Open aoern opened 2 years ago
the import data from ReptileDB comes with authorship strings written upper case letters, the home pages of ReptileDB show author names in upper case letters. When these are parsed, the combining diacritical marks are taken as separator characters which divide the names into two words, I guess. This leads to strange author names such as CeríAco, Roux-EstéVe, ManaçAs and ŠMíd (instead of Ceríaco, Roux-Estéve, Manaças and Šmíd). In all of these names, the diacritic letter preceding the letters A, V, A and M is encoded using a combining diacritical mark.
@gdower, can we address this in data harvest?
Hi Ari, these are interesting findings. I'll look into the details later. Dealing with combining unicode code points could probably be done. They are not really wrong, but when there is a simple replacement I agree we should use that instead.
When working in the homoglyphs I noticed for the first time the large amount of dashes that exist in unicode. I was told by native british that en dash for example is used a lot and has different meanings than a plain hyphen. It should definitely stay. Other invisible ones should already be removed for newly processed data.
Automatically adjust UTF8 garbarge can be done for some cases, but I feel this problem should better be handled when packaging the source data properly.
It also makes a difference whether you encounter these things in names or elsewhere like a bibliographic citation or vernacular name.
Thanks for catching this, @aoern. I'll try to get it fixed in the next ReptileDB update.
To make it clear, this issue is about scientific name and authorship encoding only. As a matter of fact, at least the combining diacritical marks could be safely removed everywhere. But that's another story.
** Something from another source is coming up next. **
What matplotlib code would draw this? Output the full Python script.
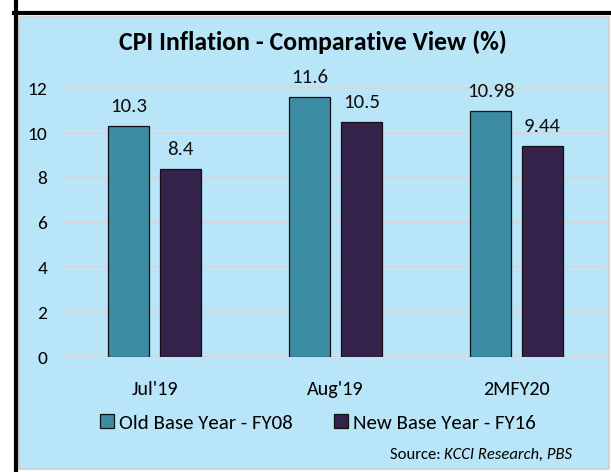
import matplotlib
matplotlib.use("Agg")
import matplotlib.pyplot as plt
import numpy as np
from matplotlib.patches import Rectangle
from matplotlib.lines import Line2D

# data
categories = ["Jul'19", "Aug'19", "2MFY20"]
old_base = [10.3, 11.6, 10.98]
new_base = [8.4, 10.5, 9.44]
old_labels = ["10.3", "11.6", "10.98"]
new_labels = ["8.4", "10.5", "9.44"]
series_names = ["Old Base Year - FY08", "New Base Year - FY16"]
yticks = [0, 2, 4, 6, 8, 10, 12]

teal = "#3C8CA4"
purple = "#35224A"
panel = "#B9E5F9"
grid = "#D6D6D6"

plt.rcParams['font.family'] = ['Carlito', 'Lato', 'DejaVu Sans']

W, H = 611, 472
fig = plt.figure(figsize=(W / 100, H / 100), dpi=100)
fig.patch.set_facecolor("white")

# light blue panel and black frame lines
fig.patches.append(Rectangle((19 / W, 1 - 469 / H), 590 / W, 452 / H,
                             transform=fig.transFigure, facecolor=panel,
                             edgecolor="#CFCFCF", lw=1.2, zorder=-5))
fig.lines.append(Line2D([15.5 / W, 15.5 / W], [0, 1], transform=fig.transFigure,
                        color="black", lw=3, zorder=-4))
fig.lines.append(Line2D([14 / W, 1], [1 - 13 / H, 1 - 13 / H], transform=fig.transFigure,
                        color="black", lw=3, zorder=-4))

ax = fig.add_axes([64 / W, 1 - 357 / H, (607 - 64) / W, (357 - 66) / H])
ax.set_facecolor("none")

x = np.arange(len(categories))
w = 0.226
off = 0.142
b1 = ax.bar(x - off, old_base, w, color=teal, edgecolor="#111111", lw=0.9,
            label=series_names[0], zorder=3)
b2 = ax.bar(x + off, new_base, w, color=purple, edgecolor="#111111", lw=0.9,
            label=series_names[1], zorder=3)

for xi, v, t in zip(x - off, old_base, old_labels):
    ax.annotate(t, (xi, v), xytext=(0, 8), textcoords="offset points",
                ha="center", va="bottom", fontsize=15, color="#111111")
for xi, v, t in zip(x + off, new_base, new_labels):
    ax.annotate(t, (xi, v), xytext=(0, 8), textcoords="offset points",
                ha="center", va="bottom", fontsize=15, color="#111111")

ax.set_xlim(-0.5, 2.5)
ax.set_ylim(0, 13)
ax.set_yticks(yticks)
ax.set_xticks(x)
ax.set_xticklabels(categories)
ax.tick_params(axis="x", length=0, pad=17, labelsize=14.5)
ax.tick_params(axis="y", length=0, pad=12, labelsize=14)
ax.yaxis.grid(True, color=grid, lw=1.5, zorder=0)
for s in ax.spines.values():
    s.set_visible(False)

fig.text(313 / W, 1 - 42 / H, "CPI Inflation - Comparative View (%)",
         ha="center", va="center", fontsize=18.5, fontweight="bold")

fig.legend(handles=[b1, b2], loc="center", bbox_to_anchor=(318 / W, 1 - 423 / H),
           ncol=2, frameon=False, fontsize=15, handlelength=0.65, handleheight=0.65,
           handletextpad=0.25, columnspacing=2.0)

src = fig.text(572 / W, 1 - 459 / H, "KCCI Research, PBS", ha="right",
               va="baseline", fontsize=12, style="italic")
ax.annotate("Source: ", xy=(0, 1 - 459 / H), xycoords=(src, "figure fraction"),
            ha="right", va="baseline", fontsize=12, annotation_clip=False)

fig.savefig("out.png", dpi=100)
About hyphen vs. dash issue: Yes, hyphens and dashes have a different meaning. In author names hyphen is the correct character in combined surnames, such as Herrich-Schäffer. See for example https://blog.inkforall.com/hyphen-vs-dash for the different meanings. So, it is safe to replace en dashes with hyphens in names. This is not a big issue, however. There is only one authorship string containing dashes: Angiostoma lamotheargumedoi Falcón–Ordaz, Mendoza–Garfias, Windfield–Pérez, Parra–Olea & Pérez–Ponce de León, 2008
Yes, the current code does most of these very basic character treatments in a very low layer that does not know it is a scientificName. I should probably move some of that to the name parser or even higher logic if needed. That takes some time.
There are a bunch of badly encoded Unicode characters in scientific names and authorship strings in the CoL database:
These 'badly' encoded characters often look like 'well-encoded' ones when displayed, but they are not harmless to applications. Applications that compare names may get confused. As an example, try to find "Nasoona indiana" in CoL homepage search. Not found, because the last 'a' is a Cyrillic a in the database. Or try to find author name Gyllensvärd. You get 3 Gyllensvard's and one Gyllensvärd, but not Calligypona gudruna Gyllensvärd, 1968, because the 'ä' is encoded as 'a' + combining diaeresis. Another side effect is found in ReptileDB authorships. I guess the import data from ReptileDB comes with authorship strings written upper case letters, the home pages of ReptileDB show author names in upper case letters. When these are parsed, the combining diacritical marks are taken as separator characters which divide the names into two words, I guess. This leads to strange author names such as CeríAco, Roux-EstéVe, ManaçAs and ŠMíd (instead of Ceríaco, Roux-Estéve, Manaças and Šmíd). In all of these names, the diacritic letter preceding the letters A, V, A and M is encoded using a combining diacritical mark.
@mdoering, could all these harmful encodings be fixed in an early import stage?
I have written a small program unit that fixes all the bad encodings 1 - 3 described above (in Mar 2022 edition). It also fixes systematic encoding errors in nomen.eumycetozoa.com, WoRMS Bryozoa and Species Fungorum Plus that generate non-sense author names such as Brândza, Müll. and Sánchez (Brândza, Müll., Sánchez). I guess the import data has not been in valid UTF-8 format. The program unit is attached here: TaxonNameFixing.txt It is written in Delphi Pascal, but the used algorithms should be rather easily converted to any language. I´d be happy if it is for any help.
The second attachment FixedNames.txt is generated by the first one applied to the Mar 2022 edition. It lists all the fixes done. It is best readable when a monospace font such as Courier and Lucida Console is used.